当初からタイヤには溝の切り込みがあり窓もあり、ラゲッジ(イギリス英語ではブートですかね)やボンネットも開きます。そして中にはトランクが入っています。他の車種にはウェールズのコーギーが座席の上にいたりするアクセントさを持っていました。

Ⅳ. コレクターズアイテム?

前提の話ですが、1960年代、さらにはそれよりも前は当たり前のように子供がこのような玩具を買えるわけもなく非常におもちゃ、としては高額な高級玩具でした。それこそ、ブリキや他の玩具よりは遥かに高いのでそもそもの販売数は多くありません。まして輸出ともなるとこれは提携のアサヒ玩具やデパート、いわゆる高島屋、三越などがそれでイギリスであれば三越の学びの元のHarrodsなどがあるでしょう。Harrodsのペン、一本だけあるなあ…

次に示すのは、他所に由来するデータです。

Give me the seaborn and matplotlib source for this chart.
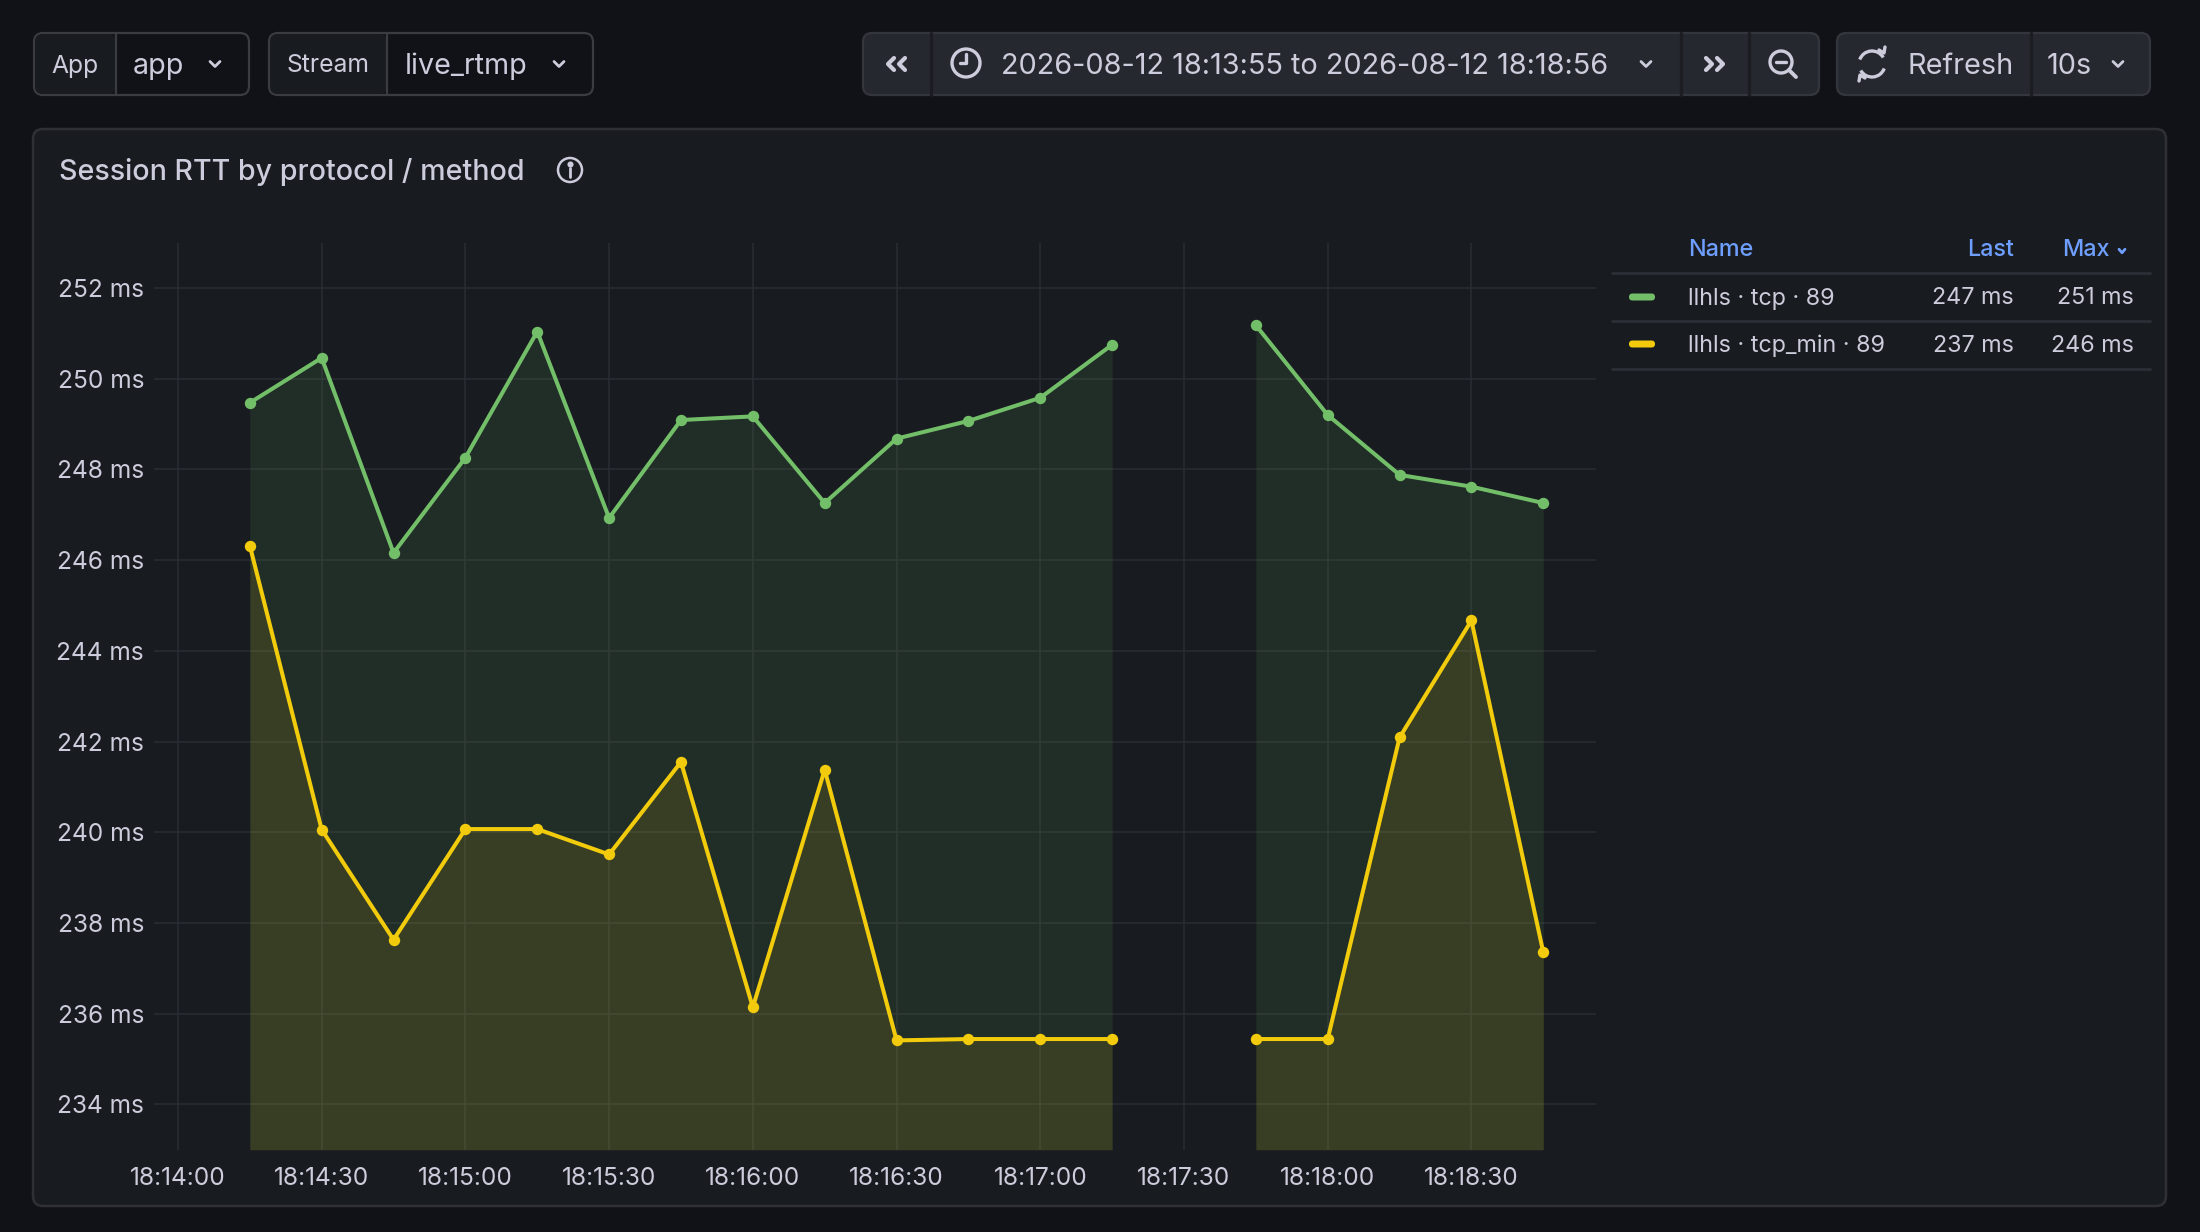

そうなると日本では希少アイテムになります。ただ希少性、という側面からこれを持つにはあまりにももったいないですしロマンがありません。それなら自国のトミカの古いやつとかを集める方がまだ良いです。ただこのイギリス、全く違う生産方法でこのような歴史を辿って行った中での玩具を見ると、不思議とコレクターズアイテムになるのは確かでしょう。言い表せない特別独創な感覚です。ぜひジャンク巡りで探しながらおともに一つどうでしょう。ぜひ探してみてください。